• MATERIAL
________________________________________
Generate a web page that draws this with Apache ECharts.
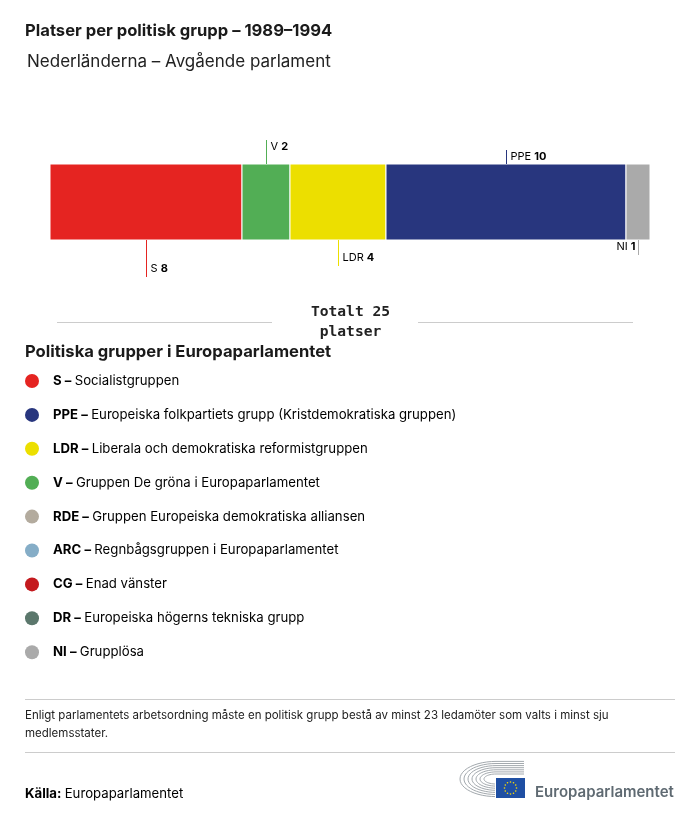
________________________________________
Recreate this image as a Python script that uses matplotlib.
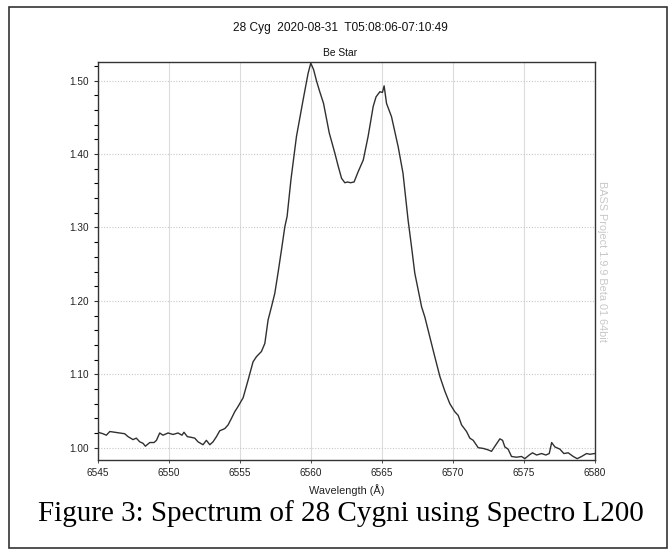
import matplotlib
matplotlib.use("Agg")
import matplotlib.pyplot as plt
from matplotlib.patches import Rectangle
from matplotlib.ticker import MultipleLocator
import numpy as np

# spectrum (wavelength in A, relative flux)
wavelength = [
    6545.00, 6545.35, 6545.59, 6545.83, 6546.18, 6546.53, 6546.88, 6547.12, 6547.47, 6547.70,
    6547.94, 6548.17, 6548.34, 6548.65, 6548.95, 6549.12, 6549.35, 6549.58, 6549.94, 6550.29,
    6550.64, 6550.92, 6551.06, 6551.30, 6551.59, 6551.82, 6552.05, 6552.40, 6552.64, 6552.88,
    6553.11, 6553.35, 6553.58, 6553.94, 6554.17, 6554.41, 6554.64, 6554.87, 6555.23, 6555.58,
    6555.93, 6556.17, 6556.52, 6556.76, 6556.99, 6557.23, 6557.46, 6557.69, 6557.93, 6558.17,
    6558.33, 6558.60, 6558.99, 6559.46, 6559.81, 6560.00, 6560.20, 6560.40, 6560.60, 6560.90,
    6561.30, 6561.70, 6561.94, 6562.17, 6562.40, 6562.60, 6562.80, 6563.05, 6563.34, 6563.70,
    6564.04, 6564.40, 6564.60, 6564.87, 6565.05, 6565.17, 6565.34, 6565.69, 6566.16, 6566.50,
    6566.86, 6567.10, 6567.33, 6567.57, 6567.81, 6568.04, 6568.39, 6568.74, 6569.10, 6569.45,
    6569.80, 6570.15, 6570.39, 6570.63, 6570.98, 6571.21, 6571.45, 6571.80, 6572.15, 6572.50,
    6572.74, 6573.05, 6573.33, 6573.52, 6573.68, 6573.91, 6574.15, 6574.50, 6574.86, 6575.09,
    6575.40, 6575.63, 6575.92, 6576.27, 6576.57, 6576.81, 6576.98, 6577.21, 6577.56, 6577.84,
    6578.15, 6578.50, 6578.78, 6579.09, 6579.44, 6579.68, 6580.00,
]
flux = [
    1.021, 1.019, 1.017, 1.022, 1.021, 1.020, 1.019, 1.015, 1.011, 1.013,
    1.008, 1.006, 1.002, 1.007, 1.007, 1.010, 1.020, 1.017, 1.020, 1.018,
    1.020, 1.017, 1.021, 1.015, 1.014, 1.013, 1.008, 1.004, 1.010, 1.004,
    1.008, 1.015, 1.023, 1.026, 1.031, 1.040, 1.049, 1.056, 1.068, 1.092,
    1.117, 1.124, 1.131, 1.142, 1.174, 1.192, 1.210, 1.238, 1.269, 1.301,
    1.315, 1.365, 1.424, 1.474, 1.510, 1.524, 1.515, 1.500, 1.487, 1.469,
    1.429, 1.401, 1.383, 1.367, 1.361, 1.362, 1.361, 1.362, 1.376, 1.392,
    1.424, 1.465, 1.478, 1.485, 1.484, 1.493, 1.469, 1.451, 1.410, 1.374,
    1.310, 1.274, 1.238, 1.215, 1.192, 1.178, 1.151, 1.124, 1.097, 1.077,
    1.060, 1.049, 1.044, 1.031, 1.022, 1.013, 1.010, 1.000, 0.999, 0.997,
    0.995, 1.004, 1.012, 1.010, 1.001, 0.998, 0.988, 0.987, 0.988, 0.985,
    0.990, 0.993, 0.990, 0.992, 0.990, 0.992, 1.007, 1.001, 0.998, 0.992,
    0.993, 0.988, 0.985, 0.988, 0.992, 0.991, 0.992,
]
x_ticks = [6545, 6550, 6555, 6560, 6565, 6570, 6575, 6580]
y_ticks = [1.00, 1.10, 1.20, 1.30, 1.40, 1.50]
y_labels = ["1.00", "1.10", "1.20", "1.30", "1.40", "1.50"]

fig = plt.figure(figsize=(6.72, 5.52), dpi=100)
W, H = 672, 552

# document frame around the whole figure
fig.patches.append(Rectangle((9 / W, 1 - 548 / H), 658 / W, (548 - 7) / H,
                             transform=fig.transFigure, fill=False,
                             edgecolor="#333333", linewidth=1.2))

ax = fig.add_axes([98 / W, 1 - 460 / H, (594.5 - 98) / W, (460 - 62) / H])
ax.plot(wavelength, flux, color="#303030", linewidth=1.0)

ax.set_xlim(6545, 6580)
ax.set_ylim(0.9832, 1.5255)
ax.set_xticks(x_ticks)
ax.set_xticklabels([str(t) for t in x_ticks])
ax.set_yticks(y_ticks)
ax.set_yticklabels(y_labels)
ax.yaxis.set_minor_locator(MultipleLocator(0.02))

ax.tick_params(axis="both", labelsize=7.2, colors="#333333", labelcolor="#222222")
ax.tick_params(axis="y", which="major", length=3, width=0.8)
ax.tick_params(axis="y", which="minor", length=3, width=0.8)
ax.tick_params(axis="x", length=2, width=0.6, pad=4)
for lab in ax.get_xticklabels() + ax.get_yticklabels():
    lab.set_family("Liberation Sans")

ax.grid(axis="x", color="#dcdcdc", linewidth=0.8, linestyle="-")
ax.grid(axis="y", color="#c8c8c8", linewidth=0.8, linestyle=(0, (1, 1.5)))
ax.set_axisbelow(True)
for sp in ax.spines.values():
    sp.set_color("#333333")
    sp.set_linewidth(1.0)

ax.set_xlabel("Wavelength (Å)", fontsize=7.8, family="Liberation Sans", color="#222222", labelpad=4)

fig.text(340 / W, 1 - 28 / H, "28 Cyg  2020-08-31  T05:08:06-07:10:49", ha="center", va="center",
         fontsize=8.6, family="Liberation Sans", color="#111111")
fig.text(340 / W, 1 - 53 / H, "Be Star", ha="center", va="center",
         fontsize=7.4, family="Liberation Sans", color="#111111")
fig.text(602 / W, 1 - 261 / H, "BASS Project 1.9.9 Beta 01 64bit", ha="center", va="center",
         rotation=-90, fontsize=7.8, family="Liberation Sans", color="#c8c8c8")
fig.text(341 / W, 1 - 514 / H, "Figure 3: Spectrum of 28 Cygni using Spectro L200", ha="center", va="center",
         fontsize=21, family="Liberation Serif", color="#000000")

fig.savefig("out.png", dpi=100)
________________________________________
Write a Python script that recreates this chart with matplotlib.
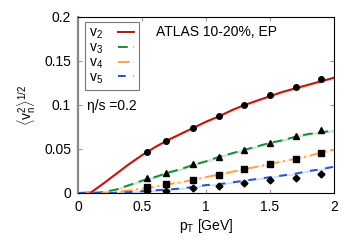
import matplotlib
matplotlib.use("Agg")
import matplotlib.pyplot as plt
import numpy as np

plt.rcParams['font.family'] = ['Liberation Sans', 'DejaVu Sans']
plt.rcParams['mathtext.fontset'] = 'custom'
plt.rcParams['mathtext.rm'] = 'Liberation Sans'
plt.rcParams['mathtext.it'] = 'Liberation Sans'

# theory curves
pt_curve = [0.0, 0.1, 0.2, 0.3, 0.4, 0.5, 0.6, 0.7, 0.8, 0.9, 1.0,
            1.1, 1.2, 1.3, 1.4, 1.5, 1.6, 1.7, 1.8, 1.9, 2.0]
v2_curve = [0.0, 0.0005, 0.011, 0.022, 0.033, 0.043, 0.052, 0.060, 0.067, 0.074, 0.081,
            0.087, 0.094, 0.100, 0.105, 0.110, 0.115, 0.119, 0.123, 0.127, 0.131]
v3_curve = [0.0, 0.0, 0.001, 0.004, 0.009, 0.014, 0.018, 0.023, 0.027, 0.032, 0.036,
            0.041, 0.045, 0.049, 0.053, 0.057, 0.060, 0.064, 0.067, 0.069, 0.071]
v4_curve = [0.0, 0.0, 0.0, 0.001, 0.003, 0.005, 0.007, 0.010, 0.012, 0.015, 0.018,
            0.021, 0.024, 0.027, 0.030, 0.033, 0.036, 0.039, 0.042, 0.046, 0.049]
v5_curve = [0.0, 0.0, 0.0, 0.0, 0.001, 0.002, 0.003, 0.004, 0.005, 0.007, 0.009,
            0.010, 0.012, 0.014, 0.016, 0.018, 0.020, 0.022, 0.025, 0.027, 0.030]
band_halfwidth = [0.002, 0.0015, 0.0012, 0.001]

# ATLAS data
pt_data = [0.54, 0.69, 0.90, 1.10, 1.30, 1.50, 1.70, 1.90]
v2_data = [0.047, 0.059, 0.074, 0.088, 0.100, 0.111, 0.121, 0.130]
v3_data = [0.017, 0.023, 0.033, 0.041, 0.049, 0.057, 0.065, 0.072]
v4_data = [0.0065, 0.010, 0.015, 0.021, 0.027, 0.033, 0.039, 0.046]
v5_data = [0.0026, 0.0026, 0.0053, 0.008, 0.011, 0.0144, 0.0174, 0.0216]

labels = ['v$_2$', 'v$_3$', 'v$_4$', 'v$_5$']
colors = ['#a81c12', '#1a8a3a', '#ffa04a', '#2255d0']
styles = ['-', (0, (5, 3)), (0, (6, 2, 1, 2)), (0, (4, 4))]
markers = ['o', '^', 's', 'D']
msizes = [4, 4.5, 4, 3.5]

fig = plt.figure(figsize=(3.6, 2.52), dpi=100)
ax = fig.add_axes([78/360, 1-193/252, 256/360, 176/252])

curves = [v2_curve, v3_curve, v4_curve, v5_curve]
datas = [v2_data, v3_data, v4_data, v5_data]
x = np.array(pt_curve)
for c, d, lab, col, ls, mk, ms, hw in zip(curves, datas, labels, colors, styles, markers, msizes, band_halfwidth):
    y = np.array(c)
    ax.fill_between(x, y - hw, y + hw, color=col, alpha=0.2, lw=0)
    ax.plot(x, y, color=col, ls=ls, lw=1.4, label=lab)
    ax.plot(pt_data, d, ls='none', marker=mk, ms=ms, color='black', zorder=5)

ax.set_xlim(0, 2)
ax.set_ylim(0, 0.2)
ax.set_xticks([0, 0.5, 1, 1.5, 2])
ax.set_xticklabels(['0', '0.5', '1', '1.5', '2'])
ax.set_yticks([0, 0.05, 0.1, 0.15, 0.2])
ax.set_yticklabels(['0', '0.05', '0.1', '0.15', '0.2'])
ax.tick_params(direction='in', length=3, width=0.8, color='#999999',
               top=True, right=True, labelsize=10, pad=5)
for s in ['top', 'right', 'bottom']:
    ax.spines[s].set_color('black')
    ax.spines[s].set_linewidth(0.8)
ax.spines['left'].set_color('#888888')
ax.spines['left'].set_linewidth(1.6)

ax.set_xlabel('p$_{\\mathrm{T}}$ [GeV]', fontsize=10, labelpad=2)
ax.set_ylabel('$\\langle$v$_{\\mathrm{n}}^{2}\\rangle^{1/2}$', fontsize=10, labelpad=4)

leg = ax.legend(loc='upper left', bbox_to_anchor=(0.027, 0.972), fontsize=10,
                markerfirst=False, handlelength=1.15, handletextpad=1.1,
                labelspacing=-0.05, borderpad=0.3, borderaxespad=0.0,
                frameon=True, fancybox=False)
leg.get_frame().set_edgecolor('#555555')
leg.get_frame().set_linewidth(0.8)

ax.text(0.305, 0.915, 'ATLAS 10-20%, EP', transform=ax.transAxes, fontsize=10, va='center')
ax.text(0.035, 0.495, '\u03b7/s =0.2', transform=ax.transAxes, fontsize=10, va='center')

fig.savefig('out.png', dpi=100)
________________________________________
• TASK PROMPT
Look through the entries above; copy each line where the string "script" appears.

• RESULT FOR THIS TASK
Recreate this image as a Python script that uses matplotlib.
Write a Python script that recreates this chart with matplotlib.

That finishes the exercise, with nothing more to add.